Petz-Rényi relative entropy in QFT from modular theory

TL;DR

The paper defines and analyzes the Petz–Rényi relative entropy $\\mathcal{S}_{\\alpha}(\\Psi\\Vert\\Phi)$ for states of a von Neumann algebra using modular theory, proving well-definedness for $\\alpha\\in[0,1)$ and that $\\lim_{\\alpha\to1^-}\\mathcal{S}_{\\alpha}(\\Psi\\Vert\\Phi)=\\mathcal{S}(\\Psi\\Vert\\Phi)$. For unitary excitations of a common reference state, the entropy depends only on the reference state's modular data and can be computed via analytic continuation of the modular flow. In free bosonic QFTs, the Petz–Rényi entropy depends on the symmetric part of the two-point function $\\omega_2$ in addition to the symplectic form, making it genuinely quantum and expressible in the standard subspace framework.
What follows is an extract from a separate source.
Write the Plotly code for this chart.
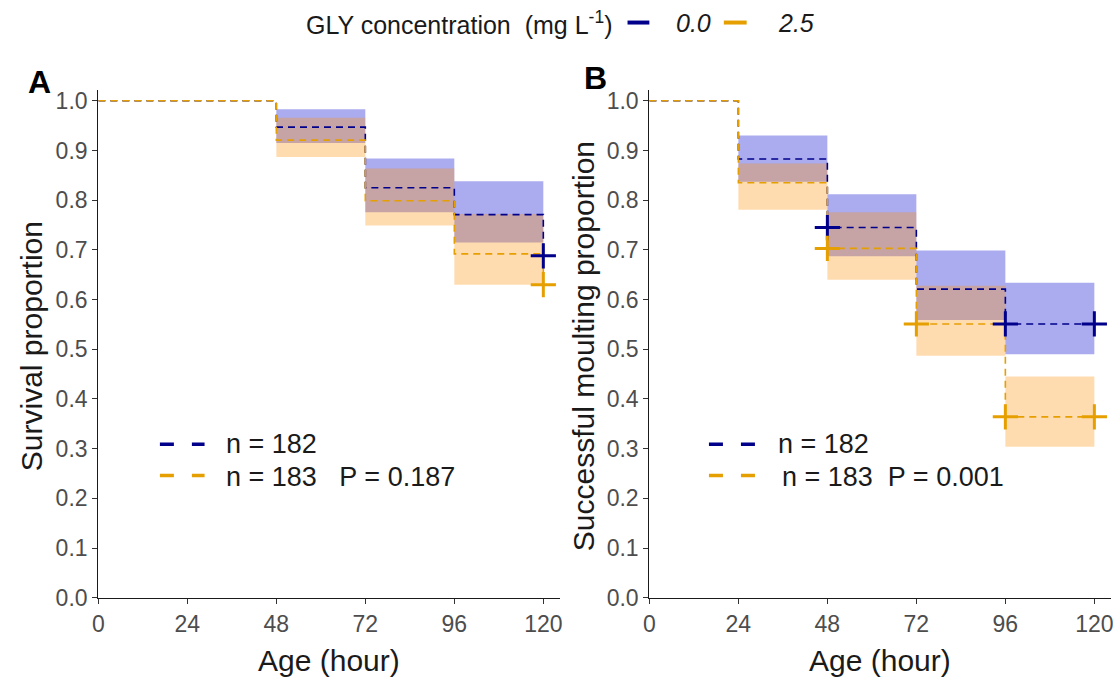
import plotly.graph_objects as go

# ---------------- data ----------------
A_times = [0, 48, 72, 96, 120]
A_blue_surv = [1.0, 0.947, 0.825, 0.771, 0.688]
A_blue_upper = [1.0, 0.983, 0.884, 0.838]
A_blue_lower = [1.0, 0.915, 0.776, 0.715]
A_orange_surv = [1.0, 0.921, 0.799, 0.692, 0.630]
A_orange_upper = [1.0, 0.966, 0.864, 0.772]
A_orange_lower = [1.0, 0.887, 0.749, 0.630]
A_blue_censor = [120]
A_orange_censor = [120]

B_times = [0, 24, 48, 72, 96, 120]
B_blue_surv = [1.0, 0.883, 0.745, 0.621, 0.551, 0.551]
B_blue_upper = [1.0, 0.930, 0.812, 0.699, 0.634]
B_blue_lower = [1.0, 0.837, 0.687, 0.559, 0.490]
B_orange_surv = [1.0, 0.835, 0.703, 0.551, 0.364, 0.364]
B_orange_upper = [1.0, 0.874, 0.776, 0.628, 0.445]
B_orange_lower = [1.0, 0.781, 0.640, 0.487, 0.304]
B_blue_censor = [48, 96, 120]
B_orange_censor = [48, 72, 96, 120]

group_names = ["0.0", "2.5"]
n_labels = ["n = 182", "n = 183"]
p_values = ["P = 0.187", "P = 0.001"]
x_ticks = [0, 24, 48, 72, 96, 120]
y_ticks = [0.0, 0.1, 0.2, 0.3, 0.4, 0.5, 0.6, 0.7, 0.8, 0.9, 1.0]
y_ticktext = ["0.0", "0.1", "0.2", "0.3", "0.4", "0.5", "0.6", "0.7", "0.8", "0.9", "1.0"]

# ---------------- style ----------------
W, H = 1119, 690
FONT = "Liberation Sans, Arial, sans-serif"
BLUE = "#00008B"
ORANGE = "#E69F00"
BLUE_FILL = "rgba(0,0,205,0.33)"
ORANGE_FILL = "rgba(255,145,10,0.32)"


def px_x(p):
    return p / W


def px_y(p):
    return 1 - p / H


A_dom = [px_x(93), px_x(558)]
B_dom = [px_x(648), px_x(1113)]
Y_dom = [px_y(609), px_y(90)]
X_RANGE = [0, 124.5]
Y_RANGE = [0, 1.0217]

fig = go.Figure()


def add_panel(times, series, xa, ya):
    # series: list of (surv, upper, lower, censor, color, fill)
    for surv, upper, lower, censor, color, fill in series:
        lo = lower + [lower[-1]]
        up = upper + [upper[-1]]
        fig.add_trace(go.Scatter(x=times, y=lo, mode="lines", line=dict(width=0, shape="hv"),
                                 xaxis=xa, yaxis=ya, showlegend=False, hoverinfo="skip"))
        fig.add_trace(go.Scatter(x=times, y=up, mode="lines", line=dict(width=0, shape="hv"),
                                 fill="tonexty", fillcolor=fill,
                                 xaxis=xa, yaxis=ya, showlegend=False, hoverinfo="skip"))
    for surv, upper, lower, censor, color, fill in series:
        fig.add_trace(go.Scatter(x=times, y=surv, mode="lines",
                                 line=dict(color=color, width=1.6, shape="hv", dash="7px,5px"),
                                 xaxis=xa, yaxis=ya, showlegend=False))
    for surv, upper, lower, censor, color, fill in series:
        cy = [surv[times.index(t)] for t in censor]
        fig.add_trace(go.Scatter(x=censor, y=cy, mode="markers",
                                 marker=dict(symbol="cross-thin", size=18, line=dict(color=color, width=3)),
                                 xaxis=xa, yaxis=ya, showlegend=False, cliponaxis=False))


add_panel(A_times, [
    (A_blue_surv, A_blue_upper, A_blue_lower, A_blue_censor, BLUE, BLUE_FILL),
    (A_orange_surv, A_orange_upper, A_orange_lower, A_orange_censor, ORANGE, ORANGE_FILL),
], "x", "y")
add_panel(B_times, [
    (B_blue_surv, B_blue_upper, B_blue_lower, B_blue_censor, BLUE, BLUE_FILL),
    (B_orange_surv, B_orange_upper, B_orange_lower, B_orange_censor, ORANGE, ORANGE_FILL),
], "x2", "y2")

axis_common = dict(showgrid=False, zeroline=False, showline=True, linecolor="#1a1a1a", linewidth=1.3,
                   ticks="outside", ticklen=5, tickwidth=1.3, tickcolor="#333333",
                   tickfont=dict(family=FONT, size=23, color="#4D4D4D"))

fig.update_layout(
    width=W, height=H,
    margin=dict(l=0, r=0, t=0, b=0),
    paper_bgcolor="white", plot_bgcolor="white",
    showlegend=False,
    xaxis=dict(domain=A_dom, range=X_RANGE, tickvals=x_ticks, anchor="y", **axis_common),
    yaxis=dict(domain=Y_dom, range=Y_RANGE, tickvals=y_ticks, ticktext=y_ticktext, anchor="x", **axis_common),
    xaxis2=dict(domain=B_dom, range=X_RANGE, tickvals=x_ticks, anchor="y2", **axis_common),
    yaxis2=dict(domain=Y_dom, range=Y_RANGE, tickvals=y_ticks, ticktext=y_ticktext, anchor="x2", **axis_common),
)

ann = []
shapes = []
TITLE_FONT = dict(family=FONT, size=30, color="#1a1a1a")

# axis titles
for cx in [(93 + 558) / 2, (648 + 1113) / 2]:
    ann.append(dict(text="Age (hour)", x=px_x(cx), y=px_y(673), xref="paper", yref="paper",
                    xanchor="center", yanchor="middle", showarrow=False, font=TITLE_FONT))
ann.append(dict(text="Survival proportion", x=px_x(26), y=px_y(352), xref="paper", yref="paper",
                xanchor="center", yanchor="middle", textangle=-90, showarrow=False, font=TITLE_FONT))
ann.append(dict(text="Successful moulting proportion", x=px_x(582), y=px_y(352), xref="paper", yref="paper",
                xanchor="center", yanchor="middle", textangle=-90, showarrow=False, font=TITLE_FONT))

# panel labels
ann.append(dict(text="<b>A</b>", x=px_x(34), y=px_y(82), xref="paper", yref="paper",
                xanchor="center", yanchor="middle", showarrow=False, font=dict(family=FONT, size=32, color="black")))
ann.append(dict(text="<b>B</b>", x=px_x(594), y=px_y(78), xref="paper", yref="paper",
                xanchor="center", yanchor="middle", showarrow=False, font=dict(family=FONT, size=32, color="black")))

# in-panel legends
LEG_FONT = dict(family=FONT, size=27, color="#1a1a1a")
for (lx0, lx1, tx0, tx1), pval in zip([(155, 200, 220, 220), (708, 755, 776, 780)], p_values):
    for yy, col in [(452, BLUE), (484, ORANGE)]:
        shapes.append(dict(type="line", xref="paper", yref="paper", x0=px_x(lx0), x1=px_x(lx1),
                           y0=px_y(yy), y1=px_y(yy), line=dict(color=col, width=3.5, dash="14px,18px")))
    gap = "\u00a0\u00a0\u00a0" if pval == p_values[0] else "\u00a0\u00a0"
    ann.append(dict(text=n_labels[0], x=px_x(tx0), y=px_y(452), xref="paper", yref="paper",
                    xanchor="left", yanchor="middle", showarrow=False, font=LEG_FONT))
    ann.append(dict(text=n_labels[1] + gap + pval, x=px_x(tx1), y=px_y(486), xref="paper", yref="paper",
                    xanchor="left", yanchor="middle", showarrow=False, font=LEG_FONT))

# top legend
TOP_FONT = dict(family=FONT, size=25, color="#1a1a1a")
ann.append(dict(text="GLY concentration\u00a0 (mg L<sup>-1</sup>)", x=px_x(300), y=px_y(21), xref="paper", yref="paper",
                xanchor="left", yanchor="middle", showarrow=False, font=TOP_FONT))
for (l0, l1, t0), col, name in zip([(626, 648, 673), (723, 746, 776)], [BLUE, ORANGE], group_names):
    shapes.append(dict(type="line", xref="paper", yref="paper", x0=px_x(l0), x1=px_x(l1),
                       y0=px_y(21), y1=px_y(21), line=dict(color=col, width=4)))
    ann.append(dict(text="<i>" + name + "</i>", x=px_x(t0), y=px_y(21), xref="paper", yref="paper",
                    xanchor="left", yanchor="middle", showarrow=False, font=TOP_FONT))

fig.update_layout(annotations=ann, shapes=shapes)
fig.write_html("out.html", config={"displayModeBar": False},
               post_script="document.body.style.margin='0px';document.body.style.overflow='hidden';")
The authors provide explicit computations for a free scalar in the Minkowski wedge and for a free chiral current in a thermal state, including temperature dependence and asymptotics, and establish monotonicity and bounds relative to the Araki–Uhlmann entropy.

Abstract

We consider the generalization of the Araki-Uhlmann formula for relative entropy to Petz-Rényi relative entropy. We compute this entropy for a free scalar field in the Minkowski wedge between the vacuum and a coherent state, as well as for the free chiral current in a thermal state. In contrast to the relative entropy which in these cases only depends on the sympletic form and thus reduces to the classical entropy of a wave packet, the Petz-Rényi relative entropy also depends on the symmetric part of the two-point function and is thus genuinely quantum. We also consider the relation with standard subspaces, where we define the Rényi entropy of a vector and show that it admits an upper bound given by the entropy of the vector.